TO BE DONE:
From the entries below, say how many lines carry the word "this", and give nothing but the number.

RECORDS PROVIDED:
[Start]

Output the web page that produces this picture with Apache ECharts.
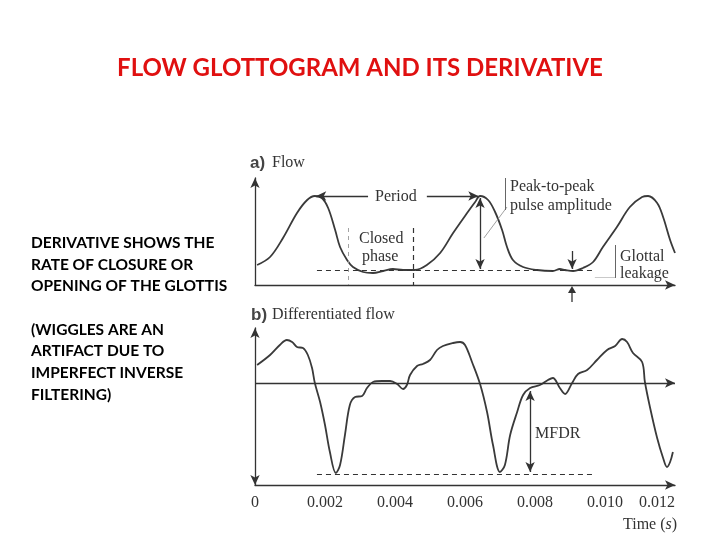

[End]
[Start]

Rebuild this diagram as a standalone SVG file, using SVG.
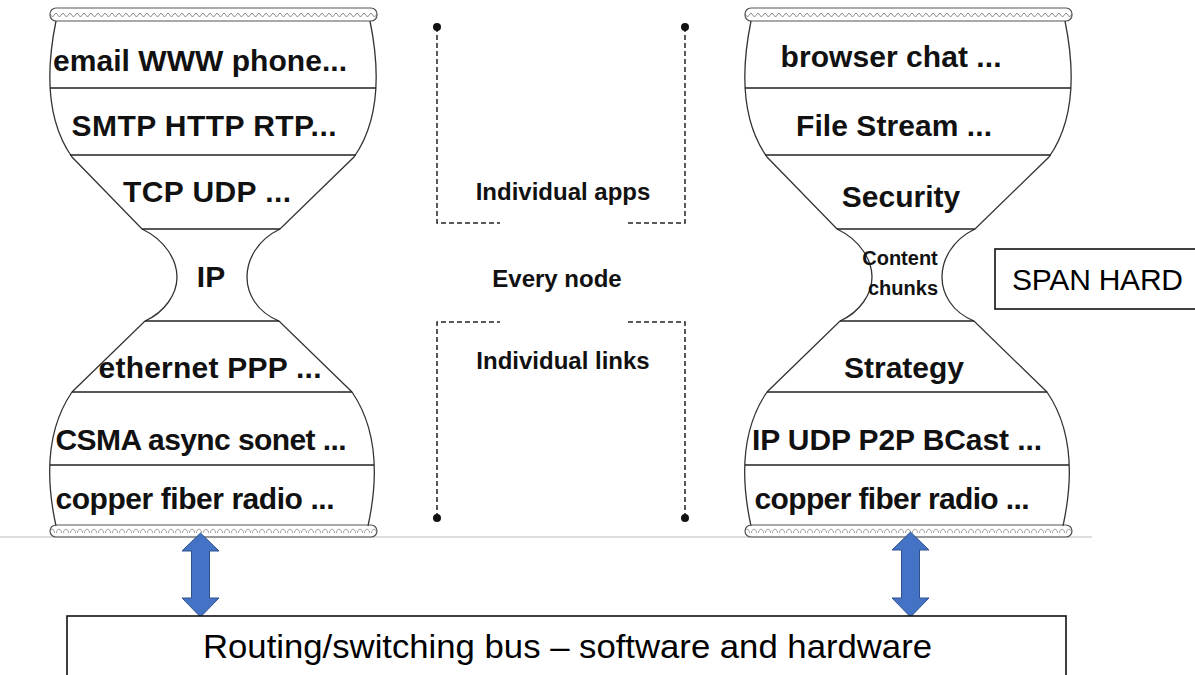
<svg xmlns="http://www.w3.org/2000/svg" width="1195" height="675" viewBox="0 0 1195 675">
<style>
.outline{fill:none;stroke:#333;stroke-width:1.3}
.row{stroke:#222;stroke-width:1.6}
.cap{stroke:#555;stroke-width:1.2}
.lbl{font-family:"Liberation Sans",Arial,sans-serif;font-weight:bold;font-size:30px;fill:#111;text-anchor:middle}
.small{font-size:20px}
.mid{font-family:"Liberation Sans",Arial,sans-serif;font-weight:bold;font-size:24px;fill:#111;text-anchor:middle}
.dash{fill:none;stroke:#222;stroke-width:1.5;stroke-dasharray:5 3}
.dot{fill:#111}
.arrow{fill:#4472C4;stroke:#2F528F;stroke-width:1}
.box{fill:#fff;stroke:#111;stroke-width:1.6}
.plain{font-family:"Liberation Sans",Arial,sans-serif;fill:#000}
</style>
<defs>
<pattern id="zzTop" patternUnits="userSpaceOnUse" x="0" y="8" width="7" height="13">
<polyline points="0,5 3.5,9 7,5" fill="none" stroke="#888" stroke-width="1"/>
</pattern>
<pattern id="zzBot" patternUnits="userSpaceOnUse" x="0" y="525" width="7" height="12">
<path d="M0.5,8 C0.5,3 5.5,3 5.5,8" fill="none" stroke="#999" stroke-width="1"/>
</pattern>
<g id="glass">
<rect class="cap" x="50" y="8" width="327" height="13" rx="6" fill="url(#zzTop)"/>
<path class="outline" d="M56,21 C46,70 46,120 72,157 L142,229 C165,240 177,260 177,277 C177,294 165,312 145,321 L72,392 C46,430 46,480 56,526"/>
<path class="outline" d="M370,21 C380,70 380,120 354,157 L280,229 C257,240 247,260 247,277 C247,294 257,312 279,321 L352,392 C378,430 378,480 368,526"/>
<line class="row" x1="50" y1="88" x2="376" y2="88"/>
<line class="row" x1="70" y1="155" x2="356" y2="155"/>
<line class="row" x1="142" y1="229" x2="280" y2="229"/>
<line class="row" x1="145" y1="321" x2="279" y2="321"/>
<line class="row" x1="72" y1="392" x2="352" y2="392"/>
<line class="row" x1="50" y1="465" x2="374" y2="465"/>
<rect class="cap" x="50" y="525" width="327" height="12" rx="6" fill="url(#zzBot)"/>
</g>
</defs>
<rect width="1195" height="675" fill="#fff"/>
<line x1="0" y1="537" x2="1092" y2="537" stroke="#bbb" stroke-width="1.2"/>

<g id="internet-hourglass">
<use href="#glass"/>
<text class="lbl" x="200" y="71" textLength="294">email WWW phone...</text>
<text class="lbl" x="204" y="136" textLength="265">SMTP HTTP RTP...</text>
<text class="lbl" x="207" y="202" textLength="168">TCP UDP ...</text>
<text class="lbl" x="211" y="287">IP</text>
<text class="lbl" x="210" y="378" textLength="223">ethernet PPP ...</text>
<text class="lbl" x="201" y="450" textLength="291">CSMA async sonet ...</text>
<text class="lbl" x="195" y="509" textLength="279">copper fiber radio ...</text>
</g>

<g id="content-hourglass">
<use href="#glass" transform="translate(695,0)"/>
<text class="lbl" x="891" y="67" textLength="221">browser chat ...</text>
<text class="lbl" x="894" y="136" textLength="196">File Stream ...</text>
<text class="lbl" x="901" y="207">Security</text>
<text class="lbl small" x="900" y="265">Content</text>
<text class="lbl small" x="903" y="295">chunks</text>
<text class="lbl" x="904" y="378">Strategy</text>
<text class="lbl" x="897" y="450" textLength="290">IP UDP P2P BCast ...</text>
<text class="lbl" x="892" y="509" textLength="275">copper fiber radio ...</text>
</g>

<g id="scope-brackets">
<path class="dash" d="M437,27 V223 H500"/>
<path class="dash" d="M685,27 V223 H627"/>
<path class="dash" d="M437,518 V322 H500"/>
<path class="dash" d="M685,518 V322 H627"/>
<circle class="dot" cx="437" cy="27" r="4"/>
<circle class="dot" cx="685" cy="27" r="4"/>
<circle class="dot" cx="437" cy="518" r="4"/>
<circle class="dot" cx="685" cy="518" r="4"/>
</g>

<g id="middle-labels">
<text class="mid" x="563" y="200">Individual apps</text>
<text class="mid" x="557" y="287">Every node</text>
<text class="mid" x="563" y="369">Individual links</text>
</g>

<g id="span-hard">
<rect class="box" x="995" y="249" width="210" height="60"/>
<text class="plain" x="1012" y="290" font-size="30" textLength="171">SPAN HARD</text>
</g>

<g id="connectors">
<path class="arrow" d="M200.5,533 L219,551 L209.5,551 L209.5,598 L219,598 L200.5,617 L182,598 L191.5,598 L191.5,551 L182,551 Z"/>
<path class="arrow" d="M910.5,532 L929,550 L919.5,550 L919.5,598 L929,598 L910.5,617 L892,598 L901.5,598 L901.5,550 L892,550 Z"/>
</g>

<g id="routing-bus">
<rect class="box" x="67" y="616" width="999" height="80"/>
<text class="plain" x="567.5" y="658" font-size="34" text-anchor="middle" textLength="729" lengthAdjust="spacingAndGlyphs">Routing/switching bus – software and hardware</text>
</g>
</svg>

[End]

SOLUTION:
2